Back when his AFL dream was too far away to reach, Sam Taylor used to soak up as much information from those around him as possible.
Playing in the colts for Swan Districts, Taylor used to receive lifts to and from the club from Griffin Logue, who would eventually be drafted to Fremantle a year before this week’s rising star nominee was selected by the Giants.
A star junior athlete, Logue was the epitome of professionalism from a young age, and Taylor acted as a sponge, extracting any relevant advice he could find.
“Griffin was one of the best junior basketballers and rowers, had all the physical attributes and was dedicated,” his agent, Andrew McDougall told AFLPlayers.com.au. “Sam spoke to him about how to get to the next level.”
Growing up on a 117-acre property in Bullsbrook, Western Australia, Taylor’s early life revolved around sport and family. With seven children, the Taylors had goal posts set up in their backyard for their kids to practice, and sent the youngster to Guildford Grammar School.

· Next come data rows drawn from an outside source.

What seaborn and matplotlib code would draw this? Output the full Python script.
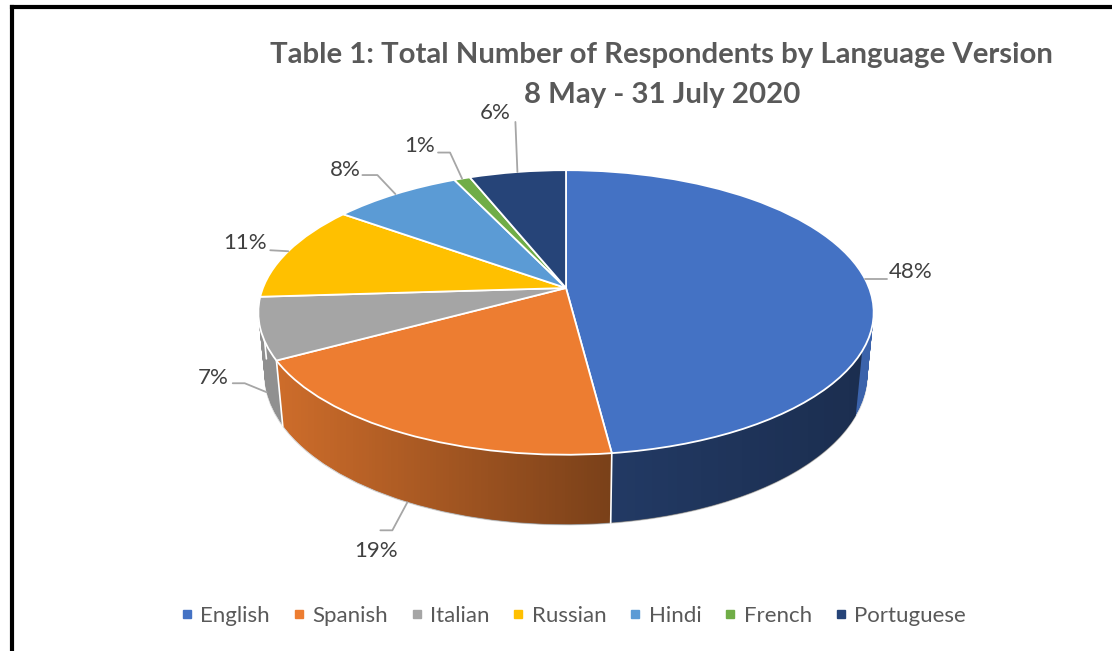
import numpy as np
import matplotlib
matplotlib.use("Agg")
import matplotlib.pyplot as plt
import matplotlib.colors as mcolors
from matplotlib.lines import Line2D
from matplotlib.patches import PathPatch
from matplotlib.path import Path
from matplotlib.transforms import Transform
import seaborn as sns

languages = ["English", "Spanish", "Italian", "Russian", "Hindi", "French", "Portuguese"]
shares = [48, 19, 7, 11, 8, 1, 6]
colors = ["#4472C4", "#ED7D31", "#A5A5A5", "#FFC000", "#5B9BD5", "#70AD47", "#264478"]
title_lines = ["Table 1: Total Number of Respondents by Language Version", "8 May - 31 July 2020"]

# label layout in pixels, relative to where each slice's leader starts
knee_dx = [22, -15, -22, 0, -18, -12, -2]
knee_dy = [0, 28, -9, 0, -19, -26, -50]
end_dx = [22, -27, -34, -18, -33, -24, -2]
end_dy = [0, 28, -9, -1, -19, -26, -50]
text_dx = [45, -31, -54, -43, -50, -42, -22]
text_dy = [-7, 49, -14, -8, -24, -33, -59]

W, H = 1112, 651
CX, CY = 566, 288          # pie centre on the page
FOCAL, DIST = 1570, 5.18   # fake camera
TILT = np.radians(27.1)
DEPTH = 0.233              # thickness of the disc
C_T, S_T = np.cos(TILT), np.sin(TILT)


class Tilt(Transform):
    """Project the flat unit pie (at height z) onto the page with perspective."""
    input_dims = output_dims = 2

    def __init__(self, z=0.0):
        super().__init__()
        self.z = z

    def transform_non_affine(self, values):
        pts = np.asarray(values, dtype=float)
        x, y = pts[:, 0], pts[:, 1]
        depth = DIST + y * C_T - self.z * S_T
        sx = FOCAL * x / depth
        sy = FOCAL * (y * S_T + self.z * C_T) / depth
        return np.column_stack([CX + sx, CY - sy])


def shade(c, f):
    r, g, b = mcolors.to_rgb(c)
    return (r * f, g * f, b * f)


sns.set_theme(style="white")
plt.rcParams["font.family"] = ["Lato", "DejaVu Sans"]

fig = plt.figure(figsize=(W / 100, H / 100), dpi=100)
ax = fig.add_axes([0, 0, 1, 1])

# side wall: stack of darker pies from the bottom up
side_colors = [shade(c, 0.87) for c in colors]
n_layers = 70
for k in range(n_layers):
    z = -DEPTH * (1 - k / n_layers)
    props = dict(linewidth=0.9, edgecolor="#D9D9D9") if k == 0 else dict(linewidth=0)
    wedges, _ = ax.pie(shares, colors=side_colors, startangle=90, counterclock=False,
                       wedgeprops=props)
    for w in wedges:
        w.set_transform(Tilt(z) + ax.transData)
        w.set_zorder(1)

# horizontal shading across the side wall
phi_back = np.radians(np.linspace(-25, 205, 200))
phi_front = np.radians(np.linspace(205, 335, 200))
top_pts = Tilt(0).transform(np.column_stack([np.cos(phi_back), np.sin(phi_back)]))
bot_pts = Tilt(-DEPTH).transform(np.column_stack([np.cos(phi_front), np.sin(phi_front)]))
hull = Path(np.vstack([top_pts, bot_pts, top_pts[:1]]), closed=True)
xs = np.linspace(250, 885, 400)
grad = np.zeros((1, xs.size, 4))
grad[..., 3] = np.interp(xs, [275, 620, 872], [0.0, 0.42, 0.54])
im = ax.imshow(grad, extent=(250, 885, 560, 150), aspect="auto", zorder=2,
               interpolation="bilinear")
im.set_clip_path(PathPatch(hull, transform=ax.transData))

# white seams where slices meet on the side
total = float(sum(shares))
cum = np.concatenate([[0], np.cumsum(shares)])
for c in cum[1:-1]:
    b = np.radians(90 - 360 * c / total)
    if np.sin(b) < 0:
        p = np.array([[np.cos(b), np.sin(b)]])
        p0 = Tilt(0).transform(p)[0]
        p1 = Tilt(-DEPTH).transform(p)[0]
        ax.plot([p0[0], p1[0]], [p0[1], p1[1]], color="white", lw=1.2, zorder=2.5)

# top face
wedges, _ = ax.pie(shares, colors=colors, startangle=90, counterclock=False,
                   wedgeprops=dict(edgecolor="white", linewidth=1.3))
for w in wedges:
    w.set_transform(Tilt(0) + ax.transData)
    w.set_zorder(3)

# percentage labels with leader lines
for i, v in enumerate(shares):
    mid = np.radians(90 - 360 * (cum[i] + v / 2) / total)
    z = -DEPTH if np.sin(mid) < 0 else 0.0
    x0, y0 = Tilt(z).transform(np.array([[np.cos(mid), np.sin(mid)]]))[0]
    ax.plot([x0, x0 + knee_dx[i], x0 + end_dx[i]], [y0, y0 + knee_dy[i], y0 + end_dy[i]],
            color="#A6A6A6", lw=1.3, zorder=4)
    ax.text(x0 + text_dx[i], y0 + text_dy[i], f"{v}%", ha="center", va="center",
            fontsize=16, color="#404040", zorder=5)

ax.set_xlim(0, W)
ax.set_ylim(H, 0)
ax.set_aspect("auto")
ax.axis("off")

fig.text(661 / W, 1 - 55 / H, title_lines[0], ha="center", va="center",
         fontsize=21.2, fontweight="bold", color="#595959")
fig.text(662 / W, 1 - 95 / H, title_lines[1], ha="center", va="center",
         fontsize=21.2, fontweight="bold", color="#595959")

handles = [Line2D([], [], marker="s", ls="", color=c, markersize=5.5) for c in colors]
fig.legend(handles, languages, loc="center", bbox_to_anchor=(573 / W, 1 - 616 / H), ncol=7,
           frameon=False, handletextpad=0.3, columnspacing=1.0, fontsize=16,
           labelcolor="#595959", handlelength=0.6)

# page border on the left and top
fig.add_artist(Line2D([11.5 / W, 11.5 / W], [0, 1 - 6.5 / H], color="black", lw=3,
                      transform=fig.transFigure, solid_capstyle="projecting"))
fig.add_artist(Line2D([11.5 / W, 1], [1 - 6.5 / H, 1 - 6.5 / H], color="black", lw=3,
                      transform=fig.transFigure, solid_capstyle="projecting"))

fig.savefig("out.png", dpi=100)
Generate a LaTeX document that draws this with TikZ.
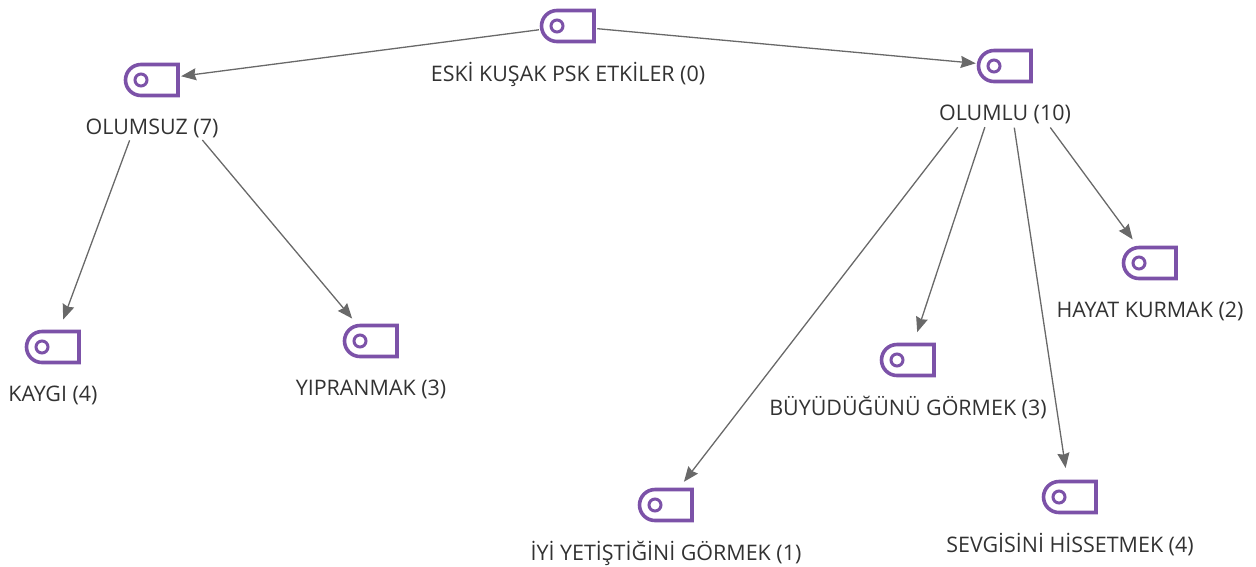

Heading into the 2017 National Draft, a number of clubs were interested in the rangy defender. He interviewed with 16 of the 18 clubs, with GWS, Sydney, Geelong and West Coast showing the most interest.
His identified range was always going to be around the 20-30 mark, the only question was how far he was likely to move. The answer was Breakfast Point, New South Wales.
“The day after the draft, I jumped on a plane and met his family on that Saturday afternoon,” Brett Hand, the Giants’ Head of Development and Welfare told AFLPlayers.com.au.
“It is always important that his mum and dad know who is taking him away from Perth and what is to be expected.”
As things go in this day and age, players are swiftly selected, and before they know it, have moved into a new city or suburb within days of their dreams being realised.
The Giants felt comfortable selecting the WA product knowing that he had no issues moving away from home, but the overriding emotion was surprise when Hand and Giants officials spent a few hours with him and the family the day after the draft in Bullsbrook.
“He was shocked, and he was also realistic that he was a long way away from playing senior football,” Hand explained.
When watching Taylor playing in the WAFL and the National Championships, members of the Giants were impressed with how strong his play was, but also surprised at how different he is away from the football ground.
He is described as a ‘competitive beast’ when in the footballing sanctuary, and quiet, humble and shy away from the spotlight, but that has not halted his progress in building relationships with his new teammates.
Like at many AFL clubs, the younger players gravitate towards each other, and due to his living situation, Taylor is naturally close with the first and second-year players.
But he has built relationships with his defensive counterparts in Phil Davis and Aidan Corr. Defensive coach Mark McVeigh has created a ‘brotherhood’ in the defensive group, where it doesn’t matter how many games you’ve played.
Fast forward to now, and Sam Taylor may have cemented himself in a finals-bound team after a slow start to their 2018 campaign.
Debuting in a famous Round 11 win at the Adelaide Oval against the Crows, a game where the 19-year-old performed one of the most important individual acts to stifle what seemed like a certain goal for Darcy Fogarty in the last term, Taylor has steadily grown with more time and experience at senior level.
He has played on the likes of Luke Breust, Eric Hipwood, Sam Day and Jeremy McGovern in just six games and has gained invaluable lessons from all, and has been able to display an important ability to play on both tall and small forwards.
“Each game he brings something different that we didn’t know he could do,” Hand mentioned.
“We will see more intercept marks in the next year or two. He loves to run and take the game on and he has the capacity to do that.”
However, with just six rounds until finals, and the Giants pressing for a third consecutive post-season berth, Sam Taylor may have to display those attributes a little quicker than expected.